Pero quizá nada ilustra mejor la manipulación política de la guerra que el uso del Guernica por parte de Sánchez durante la visita de Zelenski. Presentar ese símbolo universal del sufrimiento civil causado por el fascismo como un emblema para legitimar el envío de armas es, sencillamente, una agresión a la memoria histórica, una instrumentalización grotesca de un icono antifascista para encubrir un negocio geopolítico. La ofensa es doble cuando se silencia que en el Estado ucraniano contemporáneo se tolera, promueve e incluso se enaltece simbología asociada al colaboracionismo nazi, desde el culto oficial a Stepán Bandera —figura política vinculada a la Alemania hitleriana y responsable de matanzas de civiles— hasta la integración del batallón Azov, con iconografía neonazi explícita, en las estructuras militares regulares. Convertir el Guernica, obra nacida para denunciar la barbarie fascista, en un accesorio retórico que tapa estas realidades no es solo cinismo: es una profanación política, un intento de vaciar de contenido la memoria antifascista para ponerla al servicio de una narrativa belicista y de los intereses de la industria armamentística occidental.
El discurso sobre la defensa del “orden internacional basado en normas” muestra su inconsistencia cuando se contrasta con la inacción ante acciones criminales de lesa humanidad: Palestina, el Sáhara Occidental, Kurdistán o la destrucción de Yugoslavia. La “comunidad internacional” que invocan Sánchez y Macron no es un sujeto universal, sino un bloque geopolítico que defiende intereses concretos y selectivos. La propuesta francesa de una “fuerza multinationale Ukraine”, con vocación de permanencia post-bélica, revela la intención de consolidar un protectorado occidental en Ucrania, independientemente del desenlace formal del conflicto.
La guerra en Ucrania se inscribe en una lógica en la que la destrucción se convierte en condición de nueva acumulación.

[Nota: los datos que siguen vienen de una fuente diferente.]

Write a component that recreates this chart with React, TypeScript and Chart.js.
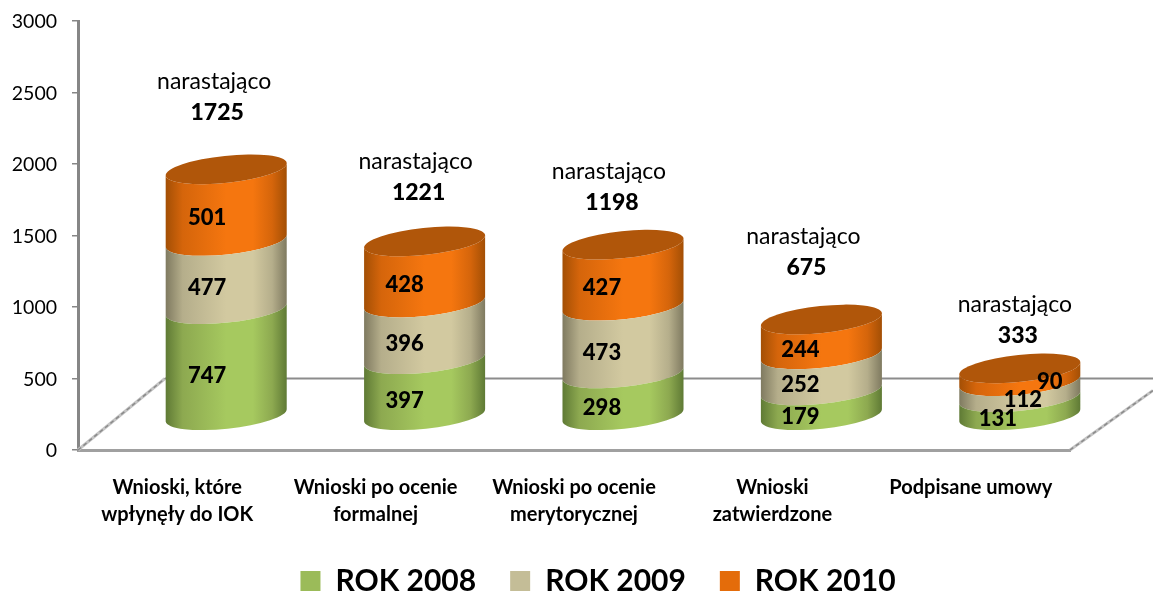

Europa ha quedado subordinada energéticamente al gas natural licuado estadounidense —más caro que el gas ruso— y sometida a incrementos masivos del gasto militar que benefician a corporaciones estadounidenses y europeas. Francia ha garantizado a Dassault Aviation más de una década de contratos; España crea oficinas específicas para que sus empresas participen en la reconstrucción de un país cuya destrucción contribuyen a prolongar. La ecuación es diáfana: recursos públicos para destruir, recursos públicos para reconstruir; beneficios privados en ambas fases. La guerra, lejos de ser una tragedia excepcional, se convierte así en un mecanismo rentable de reorganización económica.
El horizonte que plantean Sánchez y Macron es una guerra indefinida, una “victoria” indefinida y un gasto militar indefinido. No se impulsa ninguna iniciativa diplomática seria; se omiten las responsabilidades de la expansión de la OTAN hacia el este, el golpe de Maidán de 2014 o la guerra del Donbás. La historia oficial comienza en febrero de 2022, como si el conflicto surgiera de la nada. Este borrado histórico permite presentar como inevitables decisiones que responden en realidad a intereses muy concretos y que podrían ser otras.
Lo que emerge con claridad es la subordinación estructural de la socialdemocracia europea a los intereses del capitalismo transnacional y a la hegemonía estadounidense. La retórica progresista, los símbolos antifascistas y las apelaciones a la democracia coexisten sin fricción con políticas que perpetúan la lógica de la guerra y sacrifican el bienestar de las mayorías sociales. La tragedia ucraniana está siendo instrumentalizada para reforzar un orden profundamente desigual que convierte la paz en una mercancía y la guerra en un negocio rentable.
Mientras no se produzca una ruptura con este marco geopolítico y económico, Europa seguirá participando en un proceso de transferencia masiva de riqueza desde la periferia hacia el centro imperial, envuelto en el lenguaje de la solidaridad y los valores democráticos.